“A Most Wanted Man” (all week, Point and Star Cinema) — Months after his death from a heroin overdose, Philip Seymour Hoffman’s final performances are reaching theaters. This looks like the best of them, as Hoffman plays a disgraced German intelligence agent trying to topple a possible terrorist cell in Hamburg. It’s based on a John Le Carre novel, so expect lots of gray areas, and it’s directed by Anton Corbijn (“Control”), so expect some beautifully-framed shots.
“Bottle Rocket” and “Rushmore” (7 p.m., Friday, Union South Marquee Theatre) — Looking back on Wes Anderson’s first two films, it’s amazing how much of what we come to think of as a “Wes Anderson” film was already in place. “Bottle Rocket,” with its character-based humor and tale of misfit criminals, fits in neatly with a lot of other ’90s indie filmmaking, but there’s a precision to its scruffiness that is unmistakable. And “Rushmore,” of course, is an instant classic, notable for the empathy it shows for all its oddball characters. I found myself tearing up at the end of “Rushmore” the first time I saw it, and had no idea why. FREE!

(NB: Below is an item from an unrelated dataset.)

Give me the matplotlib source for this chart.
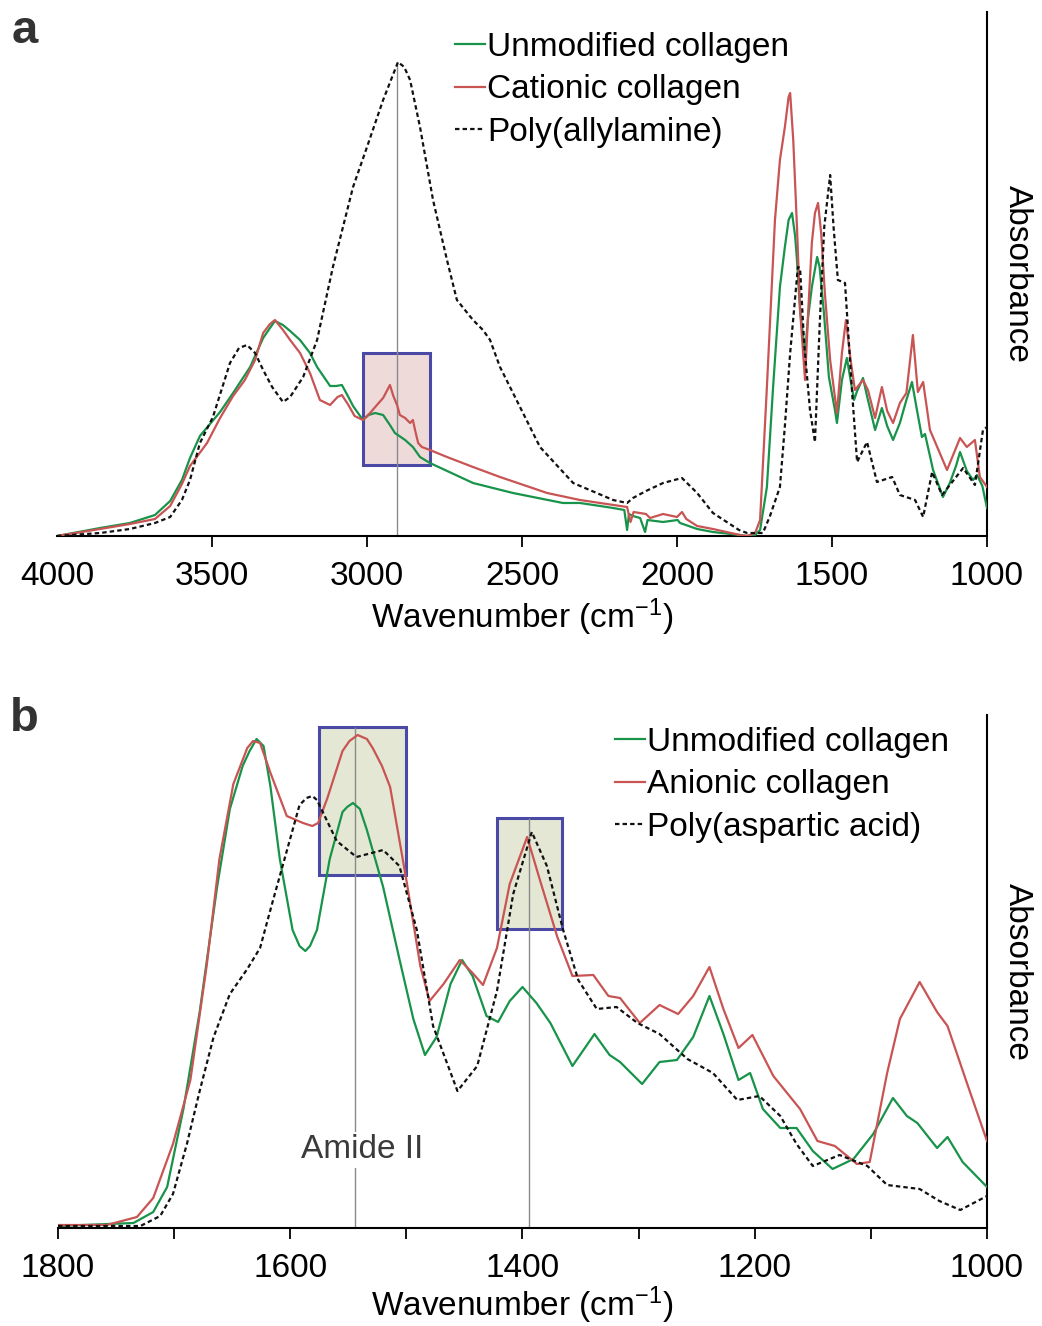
import numpy as np
import matplotlib
matplotlib.use("Agg")
import matplotlib.pyplot as plt
from matplotlib.patches import Rectangle

# Espectros FTIR (absorbancia en unidades arbitrarias)
# Panel a: colageno sin modificar, colageno cationico, poli(alilamina)
wn_a_unmod = [4000, 3861, 3765, 3684, 3635, 3597, 3571, 3539, 3474, 3432, 3377, 3335, 3313, 3297, 3271,
              3248, 3216, 3184, 3161, 3119, 3100, 3081, 3060, 3045, 3013, 2995, 2974, 2948, 2926, 2910,
              2877, 2852, 2829, 2797, 2658, 2529, 2368, 2313, 2248, 2206, 2170, 2161, 2155, 2142, 2119,
              2103, 2095, 2045, 1998, 1990, 1935, 1884, 1797, 1774, 1748, 1732, 1710, 1690, 1668, 1652,
              1640, 1629, 1619, 1613, 1603, 1587, 1577, 1565, 1548, 1540, 1526, 1510, 1490, 1484, 1468,
              1452, 1440, 1429, 1419, 1400, 1387, 1361, 1339, 1322, 1303, 1281, 1260, 1242, 1226, 1210,
              1200, 1184, 1174, 1142, 1120, 1100, 1087, 1065, 1045, 1032, 1015, 1000]
abs_a_unmod = [0, 8, 13, 21, 35, 56, 78, 100, 124, 143, 169, 198, 208, 215, 211,
               205, 196, 183, 169, 150, 150, 151, 139, 130, 116, 121, 123, 121, 111, 103,
               96, 89, 79, 73, 53, 43, 33, 33, 30, 28, 26, 6, 22, 20, 18,
               4, 16, 14, 16, 13, 7, 4, 1, 0, 1, 6, 49, 149, 249, 289,
               316, 323, 300, 276, 226, 183, 219, 249, 279, 269, 223, 159, 125, 113, 156,
               178, 156, 136, 145, 158, 140, 106, 128, 110, 96, 113, 136, 154, 126, 99,
               102, 80, 66, 39, 53, 70, 84, 65, 56, 61, 50, 28]

wn_a_cat = [4000, 3861, 3765, 3684, 3635, 3597, 3571, 3516, 3474, 3432, 3394, 3361, 3335, 3313, 3297,
            3271, 3248, 3216, 3184, 3152, 3119, 3095, 3081, 3060, 3040, 3013, 2990, 2968, 2948, 2926,
            2915, 2903, 2894, 2877, 2861, 2852, 2845, 2835, 2823, 2797, 2742, 2658, 2571, 2419, 2313,
            2248, 2161, 2150, 2140, 2100, 2087, 2045, 2000, 1984, 1970, 1935, 1884, 1797, 1774, 1748,
            1732, 1710, 1684, 1668, 1652, 1640, 1635, 1625, 1613, 1603, 1587, 1577, 1565, 1555, 1545,
            1535, 1523, 1506, 1484, 1468, 1455, 1440, 1426, 1400, 1384, 1361, 1339, 1322, 1303, 1281,
            1260, 1239, 1223, 1206, 1184, 1129, 1087, 1065, 1039, 1023, 1000]
abs_a_cat = [0, 7, 12, 17, 30, 52, 70, 93, 118, 140, 156, 176, 203, 212, 216,
             206, 196, 183, 163, 136, 131, 139, 141, 131, 120, 116, 123, 131, 138, 151,
             140, 131, 121, 118, 113, 116, 106, 93, 89, 86, 79, 69, 59, 43, 36,
             33, 29, 14, 24, 22, 18, 22, 19, 24, 17, 10, 7, 1, 0, 3,
             16, 149, 316, 376, 409, 439, 443, 396, 309, 226, 156, 223, 293, 323, 333,
             303, 243, 176, 123, 183, 216, 176, 146, 156, 146, 118, 149, 125, 113, 133,
             143, 201, 144, 154, 106, 66, 98, 89, 96, 59, 49]

wn_a_paa = [4000, 3861, 3765, 3684, 3635, 3597, 3571, 3539, 3497, 3442, 3413, 3387, 3361, 3335, 3306,
            3271, 3248, 3206, 3161, 3110, 3045, 3000, 2948, 2900, 2880, 2861, 2829, 2787, 2742, 2710,
            2658, 2626, 2603, 2571, 2529, 2442, 2335, 2206, 2161, 2142, 2100, 2045, 1984, 1935, 1884,
            1800, 1774, 1723, 1700, 1668, 1652, 1635, 1610, 1603, 1590, 1571, 1555, 1540, 1525, 1506,
            1495, 1481, 1458, 1435, 1419, 1387, 1355, 1306, 1281, 1232, 1206, 1177, 1145, 1077, 1039,
            1013, 1000]
abs_a_paa = [0, 3, 7, 13, 19, 36, 56, 93, 119, 173, 188, 191, 183, 166, 149,
             134, 139, 159, 196, 269, 349, 389, 436, 474, 469, 456, 409, 336, 276, 236,
             216, 206, 196, 169, 143, 89, 53, 36, 33, 38, 45, 53, 58, 43, 23,
             6, 3, 3, 20, 49, 110, 183, 269, 268, 193, 126, 94, 209, 309, 361,
             309, 256, 253, 143, 74, 94, 54, 59, 41, 36, 19, 64, 41, 68, 51,
             106, 109]

# Panel b: colageno sin modificar, colageno anionico, poli(acido aspartico)
wn_b_unmod = [1800, 1735, 1718, 1706, 1692, 1678, 1663, 1652, 1641, 1635, 1629, 1623, 1617, 1609, 1598,
              1592, 1587, 1583, 1577, 1566, 1555, 1551, 1546, 1540, 1534, 1520, 1506, 1494, 1484, 1474,
              1462, 1452, 1443, 1431, 1421, 1411, 1400, 1388, 1376, 1357, 1338, 1325, 1316, 1297, 1282,
              1267, 1253, 1239, 1227, 1214, 1204, 1193, 1178, 1164, 1150, 1133, 1115, 1098, 1081, 1069,
              1060, 1043, 1034, 1021, 1000]
abs_b_unmod = [2, 5, 16, 41, 119, 216, 341, 419, 462, 477, 489, 482, 441, 369, 298,
               282, 277, 282, 298, 369, 416, 421, 425, 419, 398, 341, 269, 209, 173, 191,
               244, 268, 252, 212, 206, 227, 241, 225, 205, 162, 194, 173, 166, 144, 166,
               168, 191, 232, 194, 148, 155, 119, 100, 100, 77, 59, 69, 94, 130, 112,
               105, 80, 91, 66, 41]

wn_b_anion = [1800, 1758, 1732, 1718, 1701, 1686, 1672, 1661, 1649, 1637, 1632, 1626, 1617, 1603, 1589,
              1581, 1576, 1568, 1555, 1549, 1542, 1534, 1529, 1521, 1514, 1500, 1488, 1480, 1468, 1454,
              1443, 1434, 1422, 1411, 1396, 1385, 1370, 1357, 1339, 1326, 1316, 1299, 1282, 1266, 1253,
              1239, 1227, 1214, 1202, 1184, 1161, 1146, 1131, 1112, 1101, 1086, 1075, 1058, 1043, 1034,
              1017, 1000]
abs_b_anion = [3, 3, 11, 30, 84, 148, 262, 369, 444, 480, 487, 485, 455, 412, 405,
               402, 405, 430, 477, 487, 493, 489, 480, 462, 441, 348, 262, 227, 244, 268,
               255, 243, 280, 344, 391, 348, 291, 252, 253, 232, 230, 205, 223, 214, 232,
               261, 219, 180, 193, 152, 119, 87, 82, 64, 66, 155, 209, 246, 216, 202,
               144, 87]

wn_b_pasp = [1800, 1729, 1712, 1701, 1689, 1678, 1666, 1652, 1637, 1626, 1615, 1603, 1592, 1586, 1581,
             1577, 1572, 1560, 1543, 1520, 1506, 1491, 1477, 1456, 1439, 1422, 1408, 1392, 1379, 1365,
             1352, 1336, 1319, 1301, 1282, 1258, 1236, 1215, 1196, 1178, 1164, 1150, 1127, 1103, 1086,
             1058, 1041, 1023, 1000]
abs_b_pasp = [2, 2, 12, 34, 84, 137, 191, 234, 259, 280, 327, 377, 423, 430, 432,
              428, 416, 387, 371, 378, 362, 298, 202, 137, 162, 237, 334, 396, 362, 298,
              248, 219, 221, 205, 194, 169, 155, 128, 132, 112, 84, 62, 73, 62, 43,
              39, 27, 18, 32]

labels_a = ["Unmodified collagen", "Cationic collagen", "Poly(allylamine)"]
labels_b = ["Unmodified collagen", "Anionic collagen", "Poly(aspartic acid)"]

GREEN = "#17934a"
RED = "#c85453"
BLACK = "#111111"
GRAY = "#8a8a8a"
EDGE = "#4a4aa6"
FS = 24

plt.rcParams["font.family"] = ["Liberation Sans", "DejaVu Sans"]
plt.rcParams["mathtext.fontset"] = "custom"
plt.rcParams["mathtext.rm"] = "Liberation Sans"
plt.rcParams["mathtext.default"] = "regular"

W, H = 1042, 1326
fig = plt.figure(figsize=(W / 100, H / 100), dpi=100)
ax_a = fig.add_axes([57 / W, 1 - 536 / H, 930 / W, 524 / H])
ax_b = fig.add_axes([58 / W, 1 - 1228 / H, 929 / W, 513 / H])


def estilo(ax, pad_label):
    for lado in ["left", "top"]:
        ax.spines[lado].set_visible(False)
    for lado in ["right", "bottom"]:
        ax.spines[lado].set_linewidth(1.5)
    ax.set_yticks([])
    ax.yaxis.set_label_position("right")
    ax.set_ylabel("Absorbance", rotation=270, fontsize=FS, labelpad=33)
    ax.set_xlabel("Wavenumber (cm$^{-1}$)", fontsize=FS, labelpad=pad_label)
    ax.tick_params(axis="x", which="both", direction="out", length=8, width=1.3,
                   pad=10, labelsize=FS)


def leyenda(ax, lineas, etiquetas, x, y):
    ax.legend(lineas, etiquetas, loc="upper left", bbox_to_anchor=(x / W, 1 - y / H),
              bbox_transform=fig.transFigure, frameon=False, fontsize=FS,
              handlelength=0.9, handletextpad=0.06, labelspacing=0.34,
              borderpad=0, borderaxespad=0)


# ---- panel a ----
la1, = ax_a.plot(wn_a_unmod, abs_a_unmod, color=GREEN, lw=1.6, zorder=3)
la2, = ax_a.plot(wn_a_cat, abs_a_cat, color=RED, lw=1.6, zorder=3)
la3, = ax_a.plot(wn_a_paa, abs_a_paa, color=BLACK, lw=1.6, ls=(0, (2, 1.4)), zorder=3)
ax_a.add_patch(Rectangle((2797, 71), 216, 112, facecolor="#efdada", edgecolor=EDGE,
                         lw=2.2, zorder=1))
ax_a.vlines(2903, 0, 474, color=GRAY, lw=1, zorder=2)
ax_a.set_xlim(4000, 1000)
ax_a.set_ylim(0, 524)
ax_a.set_xticks(np.arange(4000, 999, -500))
estilo(ax_a, 3)
ax_a.xaxis.get_major_ticks()[0].tick1line.set_visible(False)
leyenda(ax_a, [la1, la2, la3], labels_a, 455, 32)

# ---- panel b ----
lb1, = ax_b.plot(wn_b_unmod, abs_b_unmod, color=GREEN, lw=1.6, zorder=3)
lb2, = ax_b.plot(wn_b_anion, abs_b_anion, color=RED, lw=1.6, zorder=3)
lb3, = ax_b.plot(wn_b_pasp, abs_b_pasp, color=BLACK, lw=1.6, ls=(0, (2, 1.4)), zorder=3)
ax_b.add_patch(Rectangle((1500, 353), 75, 148, facecolor="#e4e7d3", edgecolor=EDGE,
                         lw=2.2, zorder=1))
ax_b.add_patch(Rectangle((1366, 299), 56, 111, facecolor="#e4e7d3", edgecolor=EDGE,
                         lw=2.2, zorder=1))
ax_b.vlines(1544, 0, 501, color=GRAY, lw=1, zorder=2)
ax_b.vlines(1394, 0, 410, color=GRAY, lw=1, zorder=2)
ax_b.text(1538, 78, "Amide II", ha="center", va="center", fontsize=FS, color="#3a3a3a",
          bbox=dict(facecolor="white", edgecolor="none", pad=2), zorder=2.5)
ax_b.set_xlim(1800, 1000)
ax_b.set_ylim(0, 513)
ax_b.set_xticks(np.arange(1800, 999, -200))
ax_b.set_xticks([1700, 1500, 1300, 1100], minor=True)
estilo(ax_b, 0)
leyenda(ax_b, [lb1, lb2, lb3], labels_b, 615, 727)

# letras de los paneles
fig.text(12 / W, 1 - 43 / H, "a", fontsize=34, fontweight="bold", color="#333333", va="baseline")
fig.text(10 / W, 1 - 731 / H, "b", fontsize=34, fontweight="bold", color="#333333", va="baseline")

fig.savefig("out.png", dpi=100)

“Lucy” (all week, Point, Eastgate, Star Cinema, Sundance) — Scarlett Johansson’s had quite a year playing characters who exist outside of humanity — “Her” was basically the concept of a woman that materialized into the air, while “Under the Skin” she played a killer alien for whom Johansson’s sex appeal was pure weapon. Now, in Luc Besson’s latest action thriller, she plays an ordinary woman who becomes superhuman when injected with a mysterious drug she’s smuggling. Some “La Femme Nikita” style fun? We’ll see.
“Monty Python and The Holy Grail” (1:25 p.m. and 7:15 p.m. Wednesday, Sundance Cinemas) — You could see the movie, or my high school friends and I could just quote it for you in the parking lot. Either way, the Pythons send up of super-serious historical epics will always stand for me as their high-water mark, although some appreciate the more vicious satire of “Life of Brian.” Give me a killer rabbit, a pair of coconuts and a Knight Who Says ‘Ni,” and I’m happy.
“The Naked Dawn” (7 p.m., Thursday, Chazen Museum of Art) — The lone Western in the Cinematheque summer series was apparently Francois Truffaut’s inspiration for “Jules and Jim,” although you might need a little help seeing that in the story of a farmer and a train robber who become accomplices in crime, and rivals for the same woman. It’s a tight, spare Western, with the Mexican landscape seeming almost lunar in German director Edgar Ulmer’s hands. FREE!